Il film ci mostra in maniera semplice e straziante questo iato, e tutta la centratura e la forza che serve per ricominciare da sé, per darsi quello slancio e mantenerlo, quanto sia prezioso per tenere accesa la propria fiammella interiore, anche in mezzo al vento, anche quando qualcuno ci soffia sopra. Toni si sente in colpa per aver ottenuto ciò che molti avrebbero desiderato, in primis sua madre, ma che a lei non interessava.
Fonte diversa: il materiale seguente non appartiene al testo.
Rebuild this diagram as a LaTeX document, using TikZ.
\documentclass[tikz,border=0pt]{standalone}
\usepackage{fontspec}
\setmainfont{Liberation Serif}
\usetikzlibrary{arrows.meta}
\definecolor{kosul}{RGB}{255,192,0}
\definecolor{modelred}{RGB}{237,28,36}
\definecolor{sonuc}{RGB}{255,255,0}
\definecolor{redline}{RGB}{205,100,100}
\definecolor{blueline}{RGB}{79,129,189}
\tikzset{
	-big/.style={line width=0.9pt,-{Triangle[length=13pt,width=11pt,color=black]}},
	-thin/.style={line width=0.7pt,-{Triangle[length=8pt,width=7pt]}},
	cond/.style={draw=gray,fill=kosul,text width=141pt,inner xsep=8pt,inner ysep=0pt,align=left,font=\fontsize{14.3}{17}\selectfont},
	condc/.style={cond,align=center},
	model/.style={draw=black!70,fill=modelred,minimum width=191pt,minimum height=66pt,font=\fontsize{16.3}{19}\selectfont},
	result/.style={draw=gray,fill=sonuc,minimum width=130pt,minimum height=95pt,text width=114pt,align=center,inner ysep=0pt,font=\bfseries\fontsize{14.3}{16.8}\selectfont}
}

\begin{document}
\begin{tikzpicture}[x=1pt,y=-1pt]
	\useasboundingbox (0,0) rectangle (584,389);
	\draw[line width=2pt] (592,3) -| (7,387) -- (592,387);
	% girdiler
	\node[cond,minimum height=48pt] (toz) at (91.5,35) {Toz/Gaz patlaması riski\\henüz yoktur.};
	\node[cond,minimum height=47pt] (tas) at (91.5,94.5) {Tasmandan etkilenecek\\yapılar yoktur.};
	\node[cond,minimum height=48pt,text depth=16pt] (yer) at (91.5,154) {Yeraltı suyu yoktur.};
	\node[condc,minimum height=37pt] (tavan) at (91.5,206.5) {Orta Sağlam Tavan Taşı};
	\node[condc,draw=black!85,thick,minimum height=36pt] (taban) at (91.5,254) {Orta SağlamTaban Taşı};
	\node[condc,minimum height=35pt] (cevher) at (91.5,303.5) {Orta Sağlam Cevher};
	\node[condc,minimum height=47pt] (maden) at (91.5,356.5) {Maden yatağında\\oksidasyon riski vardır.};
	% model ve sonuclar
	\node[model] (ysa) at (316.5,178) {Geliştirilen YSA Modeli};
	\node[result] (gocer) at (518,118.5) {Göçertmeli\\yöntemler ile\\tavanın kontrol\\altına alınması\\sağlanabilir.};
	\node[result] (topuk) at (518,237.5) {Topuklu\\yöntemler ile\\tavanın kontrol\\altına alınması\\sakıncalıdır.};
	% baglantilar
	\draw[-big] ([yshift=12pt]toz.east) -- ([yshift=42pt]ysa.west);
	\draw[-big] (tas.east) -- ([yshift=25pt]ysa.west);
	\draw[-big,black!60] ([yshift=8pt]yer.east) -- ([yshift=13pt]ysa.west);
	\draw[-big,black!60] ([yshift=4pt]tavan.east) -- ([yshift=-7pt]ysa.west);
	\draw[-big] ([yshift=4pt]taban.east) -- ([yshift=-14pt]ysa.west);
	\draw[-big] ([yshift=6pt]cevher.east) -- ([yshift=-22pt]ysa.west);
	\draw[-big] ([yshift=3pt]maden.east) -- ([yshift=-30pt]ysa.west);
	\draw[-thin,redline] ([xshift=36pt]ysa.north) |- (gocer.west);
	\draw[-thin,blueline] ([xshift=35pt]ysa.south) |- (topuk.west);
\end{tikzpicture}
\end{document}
Per questo forse appare così risoluta nell’andarsi a prendere un’altra chance, dopo aver accontentato sua madre, dopo essersi occupata di cinque figli. Adesso è il suo turno, nessuno può negarglielo.Eppure, il mondo non le riconosce alcuna capacità “utile”, le riserva solo scetticismo, lo stesso che spesso gli adulti riservano ai ragazzi. Nessuno crede in lei, e forse è proprio per questo, un po’ per sfida, che lei inizia a credere in sé, e mano a mano finisce per convincere tutti gli altri, in una sorta di spirale positiva, che da centripeta si fa centrifuga, andando a influenzare tutto l’ambiente circostante.
Le scelte estetiche di montaggio, scenografia, ritmo e colonna sonora di Ambrosioni danno forma a una sorta di stile ibrido, a metà tra il realismo e le atmosfere oniriche che richiamano a tratti l’immaginario di Michel Gondry, forse a suggerirci che la storia che racconta è davvero una favola, come se ogni difficoltà possa essere superata. Come ripete costantemente Toni: in qualche modo si farà. Il sogno nutrito e mai realizzato di tante donne, perché purtroppo in molti casi, nella realtà, lo sviluppo di questa trama resta un desiderio irrealizzato, ricacciato indietro, un’illusione per tirare avanti in qualche modo, e forse è proprio per questo che alla fine ci consola, ma con malinconia.
E forse è proprio questo il fulcro dell’essere madre (biologica o meno, madre simbolica), creare un piccolo mondo, di valori, di energie, di atmosfere, e mantenerlo vivo, anche nel cambiamento, tenere tesi i fili che lo tengono in forma, cosa possibile se invece che sulla gerarchia ci si concentra sulle relazioni e non sulle immagini, spesso tanto fuorvianti, soffocanti e al tempo stesso fragili. Essere una famiglia significa coltivare istante dopo istante la presenza.